Exercise task: Pull out every line from the listing that has the word "matplotlib".

Supplied entries:

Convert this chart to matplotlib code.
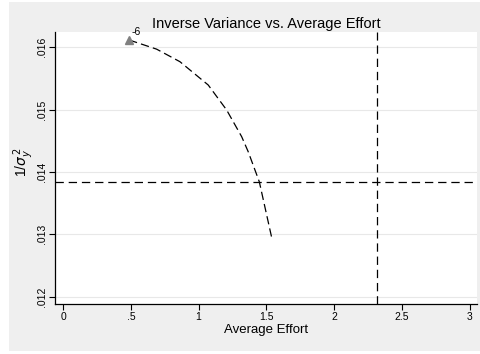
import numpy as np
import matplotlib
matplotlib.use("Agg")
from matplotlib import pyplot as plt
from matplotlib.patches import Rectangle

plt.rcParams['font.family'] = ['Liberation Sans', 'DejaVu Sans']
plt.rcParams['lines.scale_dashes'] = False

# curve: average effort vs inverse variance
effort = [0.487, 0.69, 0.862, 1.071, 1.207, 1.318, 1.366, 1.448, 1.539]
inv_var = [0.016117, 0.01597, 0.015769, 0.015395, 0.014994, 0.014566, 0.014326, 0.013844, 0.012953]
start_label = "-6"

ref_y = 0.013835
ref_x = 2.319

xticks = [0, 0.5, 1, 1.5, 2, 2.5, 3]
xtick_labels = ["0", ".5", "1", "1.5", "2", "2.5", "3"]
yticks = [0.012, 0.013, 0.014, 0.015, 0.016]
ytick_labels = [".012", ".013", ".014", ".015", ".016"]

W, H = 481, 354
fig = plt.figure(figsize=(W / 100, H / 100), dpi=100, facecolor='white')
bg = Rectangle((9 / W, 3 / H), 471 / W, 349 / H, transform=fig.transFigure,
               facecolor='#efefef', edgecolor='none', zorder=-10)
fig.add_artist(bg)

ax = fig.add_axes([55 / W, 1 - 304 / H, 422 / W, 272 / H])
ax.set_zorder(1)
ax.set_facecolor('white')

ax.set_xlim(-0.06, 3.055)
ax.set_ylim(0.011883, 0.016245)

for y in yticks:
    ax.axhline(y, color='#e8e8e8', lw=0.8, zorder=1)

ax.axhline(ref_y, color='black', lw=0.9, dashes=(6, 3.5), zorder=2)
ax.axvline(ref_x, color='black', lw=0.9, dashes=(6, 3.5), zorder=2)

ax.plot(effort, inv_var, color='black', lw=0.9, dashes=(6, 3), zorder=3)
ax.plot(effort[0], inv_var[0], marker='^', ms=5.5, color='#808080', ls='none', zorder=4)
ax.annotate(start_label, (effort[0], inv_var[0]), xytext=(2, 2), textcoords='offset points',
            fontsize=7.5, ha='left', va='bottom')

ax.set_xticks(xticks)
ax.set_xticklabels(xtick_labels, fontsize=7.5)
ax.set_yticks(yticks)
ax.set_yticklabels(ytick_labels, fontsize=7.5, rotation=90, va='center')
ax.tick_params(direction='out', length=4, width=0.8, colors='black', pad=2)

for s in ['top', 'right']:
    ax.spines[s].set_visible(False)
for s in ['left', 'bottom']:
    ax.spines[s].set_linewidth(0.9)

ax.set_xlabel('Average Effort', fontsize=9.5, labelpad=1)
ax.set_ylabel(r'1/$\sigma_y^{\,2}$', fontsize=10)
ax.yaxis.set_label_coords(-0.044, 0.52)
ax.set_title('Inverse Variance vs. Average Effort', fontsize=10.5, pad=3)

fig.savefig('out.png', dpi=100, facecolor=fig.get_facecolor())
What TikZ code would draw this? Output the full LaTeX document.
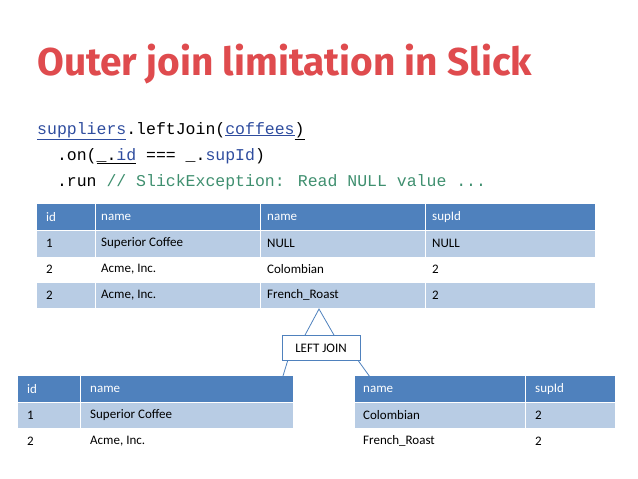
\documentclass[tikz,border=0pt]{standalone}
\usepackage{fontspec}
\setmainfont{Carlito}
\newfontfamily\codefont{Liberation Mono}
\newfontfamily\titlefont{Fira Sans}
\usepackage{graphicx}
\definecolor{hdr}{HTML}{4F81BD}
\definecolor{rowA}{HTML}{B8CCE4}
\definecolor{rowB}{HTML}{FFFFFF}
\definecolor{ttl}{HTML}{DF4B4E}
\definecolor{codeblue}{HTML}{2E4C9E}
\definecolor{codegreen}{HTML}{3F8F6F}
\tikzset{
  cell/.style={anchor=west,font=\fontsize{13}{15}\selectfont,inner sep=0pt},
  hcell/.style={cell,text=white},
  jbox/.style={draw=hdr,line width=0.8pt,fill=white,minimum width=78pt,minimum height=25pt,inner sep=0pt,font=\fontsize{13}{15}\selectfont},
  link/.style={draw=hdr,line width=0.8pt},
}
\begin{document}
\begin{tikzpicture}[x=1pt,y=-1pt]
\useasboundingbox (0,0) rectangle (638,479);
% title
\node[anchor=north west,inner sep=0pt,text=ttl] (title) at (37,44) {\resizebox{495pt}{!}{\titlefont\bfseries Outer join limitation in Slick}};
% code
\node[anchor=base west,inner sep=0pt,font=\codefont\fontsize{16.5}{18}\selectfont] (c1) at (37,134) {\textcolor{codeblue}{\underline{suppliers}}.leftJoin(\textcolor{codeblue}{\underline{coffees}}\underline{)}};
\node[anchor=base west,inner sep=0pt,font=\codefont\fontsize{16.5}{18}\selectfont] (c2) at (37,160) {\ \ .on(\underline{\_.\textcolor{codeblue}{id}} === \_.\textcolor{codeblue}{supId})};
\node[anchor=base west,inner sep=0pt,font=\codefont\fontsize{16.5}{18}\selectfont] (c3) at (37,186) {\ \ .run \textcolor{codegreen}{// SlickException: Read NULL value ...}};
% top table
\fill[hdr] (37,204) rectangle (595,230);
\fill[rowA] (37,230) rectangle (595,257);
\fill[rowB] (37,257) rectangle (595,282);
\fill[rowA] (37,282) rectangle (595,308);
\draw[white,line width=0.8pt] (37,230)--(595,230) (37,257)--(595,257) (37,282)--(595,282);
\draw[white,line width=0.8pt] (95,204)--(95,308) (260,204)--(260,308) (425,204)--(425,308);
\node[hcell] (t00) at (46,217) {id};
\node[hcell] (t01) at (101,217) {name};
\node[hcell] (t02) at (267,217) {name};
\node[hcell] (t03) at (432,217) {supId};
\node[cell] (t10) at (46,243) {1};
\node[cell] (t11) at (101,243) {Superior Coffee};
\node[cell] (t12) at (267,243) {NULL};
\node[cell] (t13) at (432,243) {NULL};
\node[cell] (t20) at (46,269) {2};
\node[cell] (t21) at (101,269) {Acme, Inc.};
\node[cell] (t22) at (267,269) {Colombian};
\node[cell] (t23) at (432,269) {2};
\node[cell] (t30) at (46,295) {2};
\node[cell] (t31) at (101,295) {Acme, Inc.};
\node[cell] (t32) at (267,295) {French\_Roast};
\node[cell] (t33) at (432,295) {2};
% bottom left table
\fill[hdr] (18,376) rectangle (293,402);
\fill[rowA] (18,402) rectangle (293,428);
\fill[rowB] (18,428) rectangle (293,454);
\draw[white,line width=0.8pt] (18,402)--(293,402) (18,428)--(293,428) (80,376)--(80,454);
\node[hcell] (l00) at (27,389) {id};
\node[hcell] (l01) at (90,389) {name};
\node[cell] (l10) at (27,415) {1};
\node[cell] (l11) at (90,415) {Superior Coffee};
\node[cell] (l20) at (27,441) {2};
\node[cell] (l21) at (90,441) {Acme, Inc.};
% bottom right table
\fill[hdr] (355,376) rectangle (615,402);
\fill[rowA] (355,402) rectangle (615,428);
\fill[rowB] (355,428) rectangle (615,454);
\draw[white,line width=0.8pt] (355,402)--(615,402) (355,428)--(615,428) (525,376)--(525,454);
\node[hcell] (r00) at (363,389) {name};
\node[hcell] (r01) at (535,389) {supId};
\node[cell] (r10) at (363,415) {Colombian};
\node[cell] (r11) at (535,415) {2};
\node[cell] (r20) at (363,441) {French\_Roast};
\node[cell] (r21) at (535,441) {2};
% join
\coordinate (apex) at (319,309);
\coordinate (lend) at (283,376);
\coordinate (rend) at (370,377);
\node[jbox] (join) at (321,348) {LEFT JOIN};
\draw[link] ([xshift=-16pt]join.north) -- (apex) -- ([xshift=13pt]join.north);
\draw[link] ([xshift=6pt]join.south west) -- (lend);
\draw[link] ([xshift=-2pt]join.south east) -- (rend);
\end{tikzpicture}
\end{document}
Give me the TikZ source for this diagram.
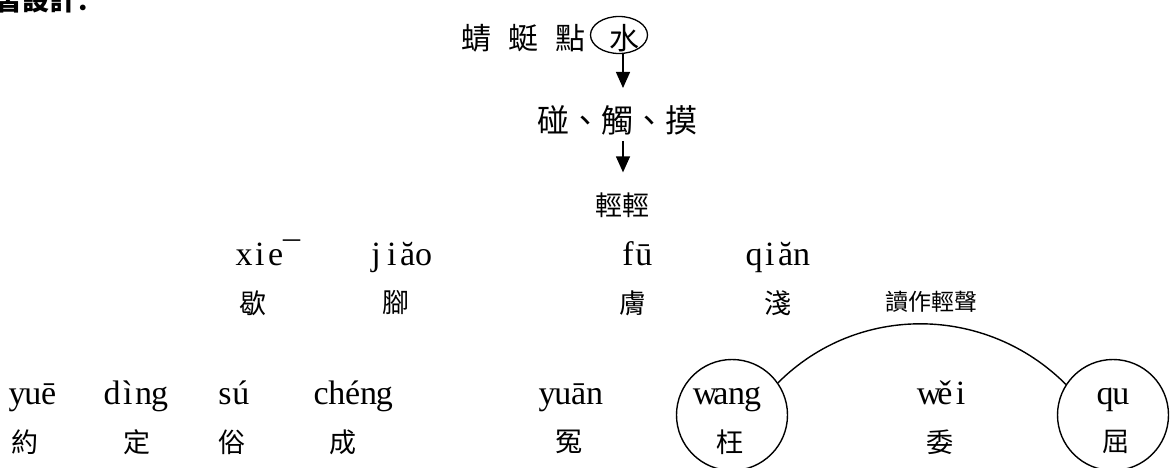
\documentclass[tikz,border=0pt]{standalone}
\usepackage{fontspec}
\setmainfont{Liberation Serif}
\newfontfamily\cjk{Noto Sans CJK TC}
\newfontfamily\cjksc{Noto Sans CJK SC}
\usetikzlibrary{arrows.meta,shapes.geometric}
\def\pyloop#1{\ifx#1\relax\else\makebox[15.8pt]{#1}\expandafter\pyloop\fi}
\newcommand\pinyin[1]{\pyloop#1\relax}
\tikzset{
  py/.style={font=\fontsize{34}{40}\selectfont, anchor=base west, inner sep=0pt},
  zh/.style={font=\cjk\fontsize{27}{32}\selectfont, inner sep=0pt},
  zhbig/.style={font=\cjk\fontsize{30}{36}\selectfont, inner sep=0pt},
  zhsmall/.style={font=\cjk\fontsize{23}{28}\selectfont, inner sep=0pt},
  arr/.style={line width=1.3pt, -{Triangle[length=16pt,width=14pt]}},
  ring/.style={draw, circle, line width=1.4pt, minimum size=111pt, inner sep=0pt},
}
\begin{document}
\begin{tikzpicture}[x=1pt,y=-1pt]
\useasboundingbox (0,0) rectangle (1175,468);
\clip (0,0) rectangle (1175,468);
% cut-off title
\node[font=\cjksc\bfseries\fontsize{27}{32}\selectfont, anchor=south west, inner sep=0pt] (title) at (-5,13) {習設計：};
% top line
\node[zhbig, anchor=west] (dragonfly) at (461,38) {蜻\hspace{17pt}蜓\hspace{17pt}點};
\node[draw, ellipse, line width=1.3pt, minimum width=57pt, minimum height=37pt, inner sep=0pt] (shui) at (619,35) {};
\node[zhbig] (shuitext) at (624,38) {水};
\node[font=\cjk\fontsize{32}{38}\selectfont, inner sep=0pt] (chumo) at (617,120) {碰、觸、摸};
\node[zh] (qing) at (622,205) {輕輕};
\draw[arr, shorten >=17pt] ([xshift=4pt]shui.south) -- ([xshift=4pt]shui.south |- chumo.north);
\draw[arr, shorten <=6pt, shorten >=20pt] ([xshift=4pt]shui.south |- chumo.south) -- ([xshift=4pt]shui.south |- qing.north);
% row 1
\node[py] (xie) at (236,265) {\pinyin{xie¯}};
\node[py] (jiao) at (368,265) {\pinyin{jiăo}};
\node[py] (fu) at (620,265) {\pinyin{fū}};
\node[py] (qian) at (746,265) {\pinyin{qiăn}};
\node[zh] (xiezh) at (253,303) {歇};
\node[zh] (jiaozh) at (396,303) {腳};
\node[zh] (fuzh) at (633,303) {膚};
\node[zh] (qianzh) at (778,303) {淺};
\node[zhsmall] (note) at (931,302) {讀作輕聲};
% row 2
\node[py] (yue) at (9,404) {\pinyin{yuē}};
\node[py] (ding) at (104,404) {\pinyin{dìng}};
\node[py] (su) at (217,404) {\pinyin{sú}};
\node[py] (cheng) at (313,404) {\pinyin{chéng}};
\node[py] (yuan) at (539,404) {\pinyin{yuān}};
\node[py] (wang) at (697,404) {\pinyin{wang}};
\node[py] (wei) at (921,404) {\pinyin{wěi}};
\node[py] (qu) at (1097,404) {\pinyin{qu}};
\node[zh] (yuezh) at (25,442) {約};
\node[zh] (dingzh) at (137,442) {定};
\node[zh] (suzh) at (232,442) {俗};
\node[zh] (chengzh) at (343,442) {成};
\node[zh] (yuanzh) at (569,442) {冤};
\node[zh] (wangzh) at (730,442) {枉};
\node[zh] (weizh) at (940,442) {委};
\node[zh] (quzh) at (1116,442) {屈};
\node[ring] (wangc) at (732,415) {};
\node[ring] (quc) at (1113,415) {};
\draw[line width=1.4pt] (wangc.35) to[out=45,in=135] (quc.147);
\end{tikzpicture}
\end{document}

Solution for this exercise:
Convert this chart to matplotlib code.
import matplotlib
matplotlib.use("Agg")
from matplotlib import pyplot as plt
from matplotlib.patches import Rectangle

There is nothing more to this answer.